Tiga hakim yang memimpin kasus tersebut -di mana Jokowi dan tiga menteri serta tiga gubernur provinsi ditetapkan sebagai terdakwa- memutuskan bahwa mereka bertanggung jawab atas polusi udara di Jakarta. Gubernur dari provinsi tetangga, Jawa Barat dan Banten, telah gagal dalam tugas mereka untuk mengatur polusi di daerah mereka, yang telah mempengaruhi ibu kota, demikian keputusan para hakim.
Para tergugat telah “melakukan tindakan yang melanggar hukum dengan tidak mengambil langkah-langkah untuk mengendalikan polusi udara di Jakarta”, kata para hakim pada saat itu, dan memerintahkan presiden dan para pejabatnya untuk meningkatkan kualitas udara di ibu kota dan juga merevisi peraturan pemerintah tentang polusi udara.

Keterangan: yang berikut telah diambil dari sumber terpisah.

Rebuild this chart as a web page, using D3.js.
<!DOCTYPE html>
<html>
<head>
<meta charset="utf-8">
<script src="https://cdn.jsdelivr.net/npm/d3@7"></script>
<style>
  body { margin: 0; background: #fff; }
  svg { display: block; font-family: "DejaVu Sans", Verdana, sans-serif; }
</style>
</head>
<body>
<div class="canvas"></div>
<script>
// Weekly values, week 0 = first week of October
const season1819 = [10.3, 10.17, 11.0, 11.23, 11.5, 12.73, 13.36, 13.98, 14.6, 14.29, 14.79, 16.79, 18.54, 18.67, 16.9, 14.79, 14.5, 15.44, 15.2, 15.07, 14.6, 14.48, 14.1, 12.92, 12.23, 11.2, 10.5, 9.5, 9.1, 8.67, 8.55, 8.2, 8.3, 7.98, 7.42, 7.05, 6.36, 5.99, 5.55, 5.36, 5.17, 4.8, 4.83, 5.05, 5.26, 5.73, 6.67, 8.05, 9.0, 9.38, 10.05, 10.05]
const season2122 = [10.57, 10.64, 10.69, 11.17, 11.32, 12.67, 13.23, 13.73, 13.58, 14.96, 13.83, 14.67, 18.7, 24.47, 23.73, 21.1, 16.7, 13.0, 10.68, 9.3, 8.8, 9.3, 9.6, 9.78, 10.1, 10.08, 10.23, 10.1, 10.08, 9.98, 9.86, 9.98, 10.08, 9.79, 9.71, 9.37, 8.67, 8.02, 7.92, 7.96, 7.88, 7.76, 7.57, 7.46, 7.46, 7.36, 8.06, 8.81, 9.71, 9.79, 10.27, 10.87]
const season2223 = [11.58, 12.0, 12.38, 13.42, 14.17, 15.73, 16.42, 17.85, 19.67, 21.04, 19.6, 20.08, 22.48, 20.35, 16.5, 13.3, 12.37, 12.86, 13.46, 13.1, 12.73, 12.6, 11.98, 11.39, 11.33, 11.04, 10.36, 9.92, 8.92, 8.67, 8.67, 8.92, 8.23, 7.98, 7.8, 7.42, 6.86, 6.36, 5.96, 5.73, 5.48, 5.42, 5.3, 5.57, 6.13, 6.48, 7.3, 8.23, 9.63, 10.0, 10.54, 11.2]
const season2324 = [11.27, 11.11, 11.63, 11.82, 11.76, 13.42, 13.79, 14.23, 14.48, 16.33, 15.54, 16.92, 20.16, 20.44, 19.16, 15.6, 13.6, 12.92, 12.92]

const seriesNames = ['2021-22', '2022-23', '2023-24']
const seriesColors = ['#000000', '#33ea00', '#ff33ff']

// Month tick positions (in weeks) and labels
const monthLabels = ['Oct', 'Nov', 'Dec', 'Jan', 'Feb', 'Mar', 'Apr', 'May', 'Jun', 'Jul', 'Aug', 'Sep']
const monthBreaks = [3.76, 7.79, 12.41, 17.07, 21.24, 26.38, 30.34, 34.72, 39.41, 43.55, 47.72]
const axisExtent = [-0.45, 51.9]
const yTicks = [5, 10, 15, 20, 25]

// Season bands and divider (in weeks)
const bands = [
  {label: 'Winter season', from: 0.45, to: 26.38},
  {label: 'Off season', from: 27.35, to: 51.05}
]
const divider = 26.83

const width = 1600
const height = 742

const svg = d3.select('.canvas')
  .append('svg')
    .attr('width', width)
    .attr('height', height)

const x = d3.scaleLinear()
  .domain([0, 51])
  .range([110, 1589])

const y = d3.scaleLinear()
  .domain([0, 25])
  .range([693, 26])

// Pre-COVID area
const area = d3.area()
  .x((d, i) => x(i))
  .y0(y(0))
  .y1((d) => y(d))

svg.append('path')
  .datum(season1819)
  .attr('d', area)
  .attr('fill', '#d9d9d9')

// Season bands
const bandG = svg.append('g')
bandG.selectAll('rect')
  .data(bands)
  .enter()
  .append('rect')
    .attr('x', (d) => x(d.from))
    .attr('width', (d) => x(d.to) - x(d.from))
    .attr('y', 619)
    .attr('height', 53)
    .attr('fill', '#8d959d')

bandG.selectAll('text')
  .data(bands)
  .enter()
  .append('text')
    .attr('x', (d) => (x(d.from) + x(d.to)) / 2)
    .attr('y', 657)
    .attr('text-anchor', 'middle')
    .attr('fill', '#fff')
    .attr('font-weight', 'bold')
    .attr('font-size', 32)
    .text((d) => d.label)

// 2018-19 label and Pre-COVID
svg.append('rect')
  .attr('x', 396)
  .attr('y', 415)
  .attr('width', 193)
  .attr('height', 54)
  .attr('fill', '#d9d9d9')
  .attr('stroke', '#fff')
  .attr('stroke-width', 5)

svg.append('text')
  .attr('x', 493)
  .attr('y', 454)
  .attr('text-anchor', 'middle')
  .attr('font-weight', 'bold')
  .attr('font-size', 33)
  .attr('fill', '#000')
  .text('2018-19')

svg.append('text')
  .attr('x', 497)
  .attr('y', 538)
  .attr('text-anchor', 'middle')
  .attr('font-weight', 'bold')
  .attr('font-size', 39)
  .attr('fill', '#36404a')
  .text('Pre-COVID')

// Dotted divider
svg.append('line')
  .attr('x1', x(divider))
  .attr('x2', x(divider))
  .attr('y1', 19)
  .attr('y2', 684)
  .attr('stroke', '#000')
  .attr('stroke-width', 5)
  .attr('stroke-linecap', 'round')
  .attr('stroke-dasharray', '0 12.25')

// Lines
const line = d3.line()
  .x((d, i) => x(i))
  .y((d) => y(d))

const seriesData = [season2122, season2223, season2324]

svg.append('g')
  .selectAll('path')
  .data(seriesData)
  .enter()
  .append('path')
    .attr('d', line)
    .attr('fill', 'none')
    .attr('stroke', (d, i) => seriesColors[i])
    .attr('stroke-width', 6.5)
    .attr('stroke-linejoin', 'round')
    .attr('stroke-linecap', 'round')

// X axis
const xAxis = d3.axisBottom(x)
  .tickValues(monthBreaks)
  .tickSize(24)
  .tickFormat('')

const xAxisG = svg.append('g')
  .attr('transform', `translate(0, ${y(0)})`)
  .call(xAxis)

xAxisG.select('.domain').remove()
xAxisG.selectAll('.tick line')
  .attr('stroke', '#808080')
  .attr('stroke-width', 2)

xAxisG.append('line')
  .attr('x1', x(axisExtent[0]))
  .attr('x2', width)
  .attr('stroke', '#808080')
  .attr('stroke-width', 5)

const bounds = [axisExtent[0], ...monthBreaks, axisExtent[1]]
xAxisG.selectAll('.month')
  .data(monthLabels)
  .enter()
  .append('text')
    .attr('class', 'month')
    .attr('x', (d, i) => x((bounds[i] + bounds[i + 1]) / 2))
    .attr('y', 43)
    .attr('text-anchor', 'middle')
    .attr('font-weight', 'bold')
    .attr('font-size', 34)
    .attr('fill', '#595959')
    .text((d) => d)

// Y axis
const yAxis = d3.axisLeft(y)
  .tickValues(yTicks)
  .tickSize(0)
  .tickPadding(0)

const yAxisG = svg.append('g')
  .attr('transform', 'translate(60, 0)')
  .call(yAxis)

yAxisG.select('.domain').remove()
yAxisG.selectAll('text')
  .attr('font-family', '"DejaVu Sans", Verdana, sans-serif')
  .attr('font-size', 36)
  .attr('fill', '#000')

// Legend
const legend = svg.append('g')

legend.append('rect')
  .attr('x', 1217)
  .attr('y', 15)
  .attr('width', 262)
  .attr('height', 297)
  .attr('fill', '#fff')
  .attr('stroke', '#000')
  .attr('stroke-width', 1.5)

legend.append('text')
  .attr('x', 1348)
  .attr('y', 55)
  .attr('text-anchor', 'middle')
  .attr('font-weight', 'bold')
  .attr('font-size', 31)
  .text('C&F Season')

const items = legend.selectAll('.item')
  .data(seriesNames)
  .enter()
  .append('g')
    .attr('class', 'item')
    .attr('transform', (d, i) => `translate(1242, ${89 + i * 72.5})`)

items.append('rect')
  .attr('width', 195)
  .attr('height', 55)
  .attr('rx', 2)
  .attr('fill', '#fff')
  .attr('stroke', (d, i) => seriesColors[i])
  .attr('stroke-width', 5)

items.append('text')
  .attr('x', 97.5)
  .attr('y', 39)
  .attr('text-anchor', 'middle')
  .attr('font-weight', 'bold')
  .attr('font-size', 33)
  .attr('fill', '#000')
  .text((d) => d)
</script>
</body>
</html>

Gubernur Jakarta saat itu, Anies Baswedan, mengatakan bahwa ia tidak akan mengajukan banding atas putusan tersebut dan bahwa pemerintahannya “siap untuk melaksanakan keputusan pengadilan untuk meningkatkan kualitas udara di Jakarta”.

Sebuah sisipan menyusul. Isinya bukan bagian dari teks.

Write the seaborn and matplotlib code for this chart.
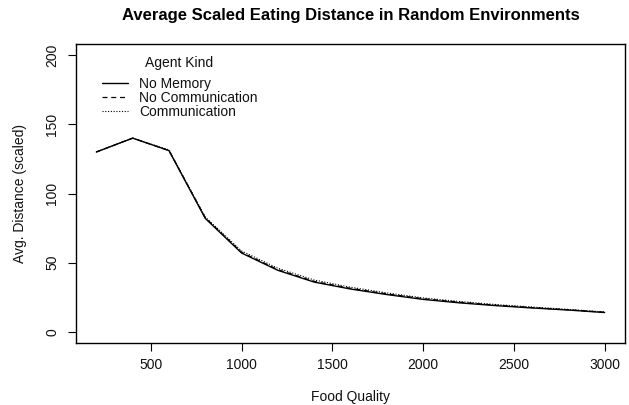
import matplotlib
matplotlib.use("Agg")
import matplotlib.pyplot as plt
import seaborn as sns
import pandas as pd

food_quality = [200, 400, 600, 800, 1000, 1200, 1400, 1600, 1800, 2000,
                2200, 2400, 2600, 2800, 3000]
no_memory = [130, 140, 131, 82, 57, 44.5, 36, 31, 27, 23.5, 21, 19, 17.3, 15.8, 14]
no_communication = [130, 140, 131, 82.5, 57.5, 45, 36.5, 31.5, 27.5, 24, 21.5, 19.3, 17.6, 16, 14.2]
communication = [130, 140, 131.5, 83, 58.5, 46, 37.5, 32.3, 28.2, 24.6, 22, 19.8, 18, 16.3, 14.4]
series_names = ["No Memory", "No Communication", "Communication"]
x_ticks = [500, 1000, 1500, 2000, 2500, 3000]
y_ticks = [0, 50, 100, 150, 200]

df = pd.concat([
    pd.DataFrame({"Food Quality": food_quality, "value": no_memory, "kind": series_names[0]}),
    pd.DataFrame({"Food Quality": food_quality, "value": no_communication, "kind": series_names[1]}),
    pd.DataFrame({"Food Quality": food_quality, "value": communication, "kind": series_names[2]}),
])

sns.set_style("white")
plt.rcParams['font.family'] = ['Liberation Sans', 'DejaVu Sans']
plt.rcParams['xtick.bottom'] = True
plt.rcParams['ytick.left'] = True

fig = plt.figure(figsize=(6.29, 4.05), dpi=100)
ax = fig.add_axes([76/629, 1-343/405, (625-76)/629, (343-44)/405])

styles = {series_names[0]: "-", series_names[1]: (0, (4, 3)), series_names[2]: (0, (1, 1.5))}
widths = {series_names[0]: 1.0, series_names[1]: 0.9, series_names[2]: 0.8}
for name in series_names[::-1]:
    sub = df[df["kind"] == name]
    sns.lineplot(data=sub, x="Food Quality", y="value", ax=ax, color="black",
                 linewidth=widths[name], label=name, legend=False,
                 linestyle=styles[name])

ax.set_xlim(88, 3112)
ax.set_ylim(-8, 208)
ax.set_xticks(x_ticks)
ax.set_yticks(y_ticks)
ax.tick_params(axis="both", which="major", bottom=True, left=True, direction="out",
               length=6, width=0.8, labelsize=10, color="black", labelcolor="#111111")
ax.tick_params(axis="x", pad=5)
ax.tick_params(axis="y", pad=6)
for lab in ax.get_yticklabels():
    lab.set_rotation(90)
    lab.set_va("center")
for s in ax.spines.values():
    s.set_visible(True)
    s.set_color("black")
    s.set_linewidth(1.0)

ax.set_xlabel("Food Quality", fontsize=10, labelpad=13, color="#111111")
ax.set_ylabel("Avg. Distance (scaled)", fontsize=10, labelpad=13, color="#111111")
ax.set_title("Average Scaled Eating Distance in Random Environments",
             fontsize=12, fontweight="bold", pad=17, color="black")

handles, labels = ax.get_legend_handles_labels()
order = [labels.index(n) for n in series_names]
leg = ax.legend([handles[i] for i in order], [labels[i] for i in order],
                title="Agent Kind", loc="upper left", bbox_to_anchor=(0.024, 1.002),
                frameon=False, fontsize=10, title_fontsize=10,
                handlelength=1.87, handletextpad=0.8, labelspacing=0.0,
                borderpad=0.4)
leg._legend_box.sep = 5
for t in leg.get_texts():
    t.set_color("#111111")
leg.get_title().set_color("#111111")

fig.savefig("out.png", dpi=100, facecolor="white")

Jokowi dan para menterinya mengajukan banding atas putusan tersebut, namun kalah lagi pada 2022, sebelum mengajukan banding lagi pada 2023. Putusan akhir tersebut masih tertunda.

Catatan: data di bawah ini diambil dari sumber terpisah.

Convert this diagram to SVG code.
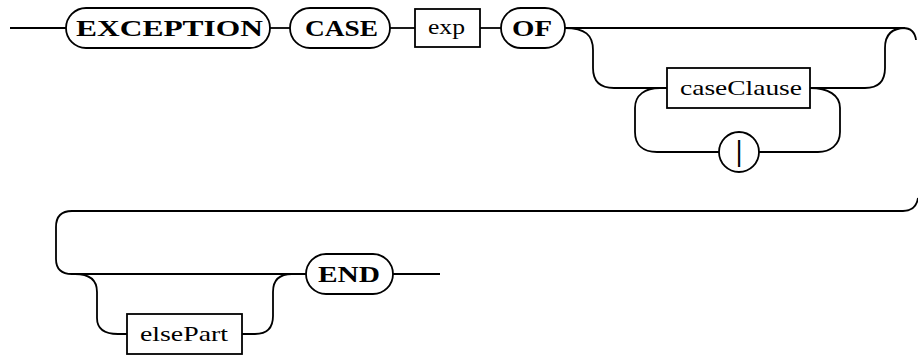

“Sangat menyedihkan, bukan, bahwa pemerintah baru mulai bergerak dan terlihat sibuk setelah Presiden terbatuk-batuk selama sebulan?” kata Elisa Sutanudjaja, salah satu penggugat dalam “gugatan warga negara”.
“Mereka telah menyangkal selama dua tahun dan terus mengajukan banding setiap kali mereka kalah di pengadilan,” kata Sutanudjaja, yang mulai prihatin dengan polusi di ibu kota saat ia hamil.
Sutanudjaja mengatakan kepada Al Jazeera bahwa ia tidak tergerak oleh kesibukan yang tiba-tiba, seputar kualitas udara pada rapat kabinet pada Senin, mencatat bahwa kasus warga untuk menghentikan polusi udara telah berlangsung selama bertahun-tahun karena banding dari pemerintah.
“Berapa banyak orang yang jatuh sakit dan meninggal karena polusi selama dua tahun penolakan tersebut?” tanyanya.
Kementerian Kesehatan Indonesia mengakui bahwa ada 600.000 penduduk Jakarta yang menderita infeksi saluran pernapasan atas per Agustus tahun ini, Bondan Andriyanu, juru kampanye iklim dan energi Greenpeace Indonesia, mengatakan kepada Al Jazeera.
“Ini adalah keadaan darurat dan perlu ditangani dengan segera,” ujar Andriyanu mengenai krisis polusi udara.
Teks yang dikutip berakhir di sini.